Aku membelalak mendengarnya. Aku pikir ini hari terakhirnya,”Kok bisa?”

“Gue nggak hapal status pasien, jadi dokter Husni nambahin jadwal jaga gue. Kejam abis”.

“Makanya belajar,” cibirku.

“Gue nggak belajar gara-gara siapa coba?” ia tersenyum jenaka.

“Iya, iya. Gue yang salah”.

“Haha. Elo ngambekan banget sih?” ia mengacak-acak rambutku.

“Jujur aja, gue ngiri ngeliat lo. Kita seumuran, tapi gue nggak bisa ngelakuin apa yang lo lakuin”.

Tatapannya melunak tatkala mendengar keluhanku. “Maksud lo, elo mau jadi mahasiswa kedokteran juga gitu?”

Aku mengangguk.

“Pasti biar bisa ketemu gue ya?”

“Huuuu… GR!” Aku meninju lengannya pelan.

Ia tergelak. “Tuh kan, ngambek lagi”.

Tiba-tiba ponselnya berbunyi.

“Alarm patrolinya nenek sihir ya?” tanyaku, nenek sihir adalah julukan kami untuk perawat di sini.
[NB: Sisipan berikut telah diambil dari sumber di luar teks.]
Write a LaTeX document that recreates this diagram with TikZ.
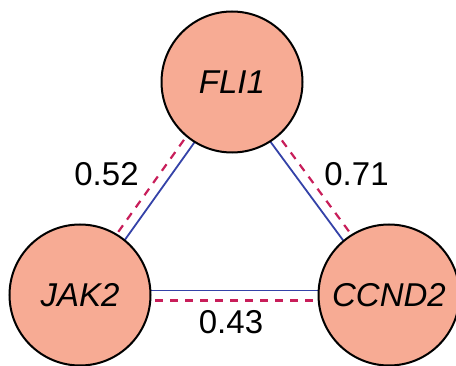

“Yep. Gue harus cabut nih sebelum kita ketahuan.”

Aku paling benci saat seperti ini. Saat aku harus sendirian lagi di kamar yang bau karbol dengan hanya ditemani tetesan infus.

“Tidur ya?” ia menyelimutiku.

“Gue takut. Gimana kalau gue tidur dan nggak bisa bangun lagi?”

“Katanya nggak takut mati?”

Sejak kenal lo, gue jadi takut mati. Takut kita nggak bisa ketemu lagi, tapi aku urung menyampaikannya. Jadi, aku malah bertanya, “Elo janji gue nggak bakal mati?”

Ia menatapku lekat, lalu membelai kepalaku. “No. But I promise you’ll be safe and sound”.

”Gimana kalau gue bangun karena kesakitan?”

Another dosage of morphine would do,” Ia tersenyum lembut,”I will make you feel no pain, that I can promise”.

“Elo mesti istirahat,” ia mengecup dahiku singkat. “Sampai ketemu besok”.

Aku memandang punggungnya yang semakin menjauh. Berdoa dalam hati, supaya Tuhan bermurah hati memberiku dua hari lagi untuk dapat melihatnya. Mendengar tawa dan suaranya. Menghabiskan waktu bersamanya.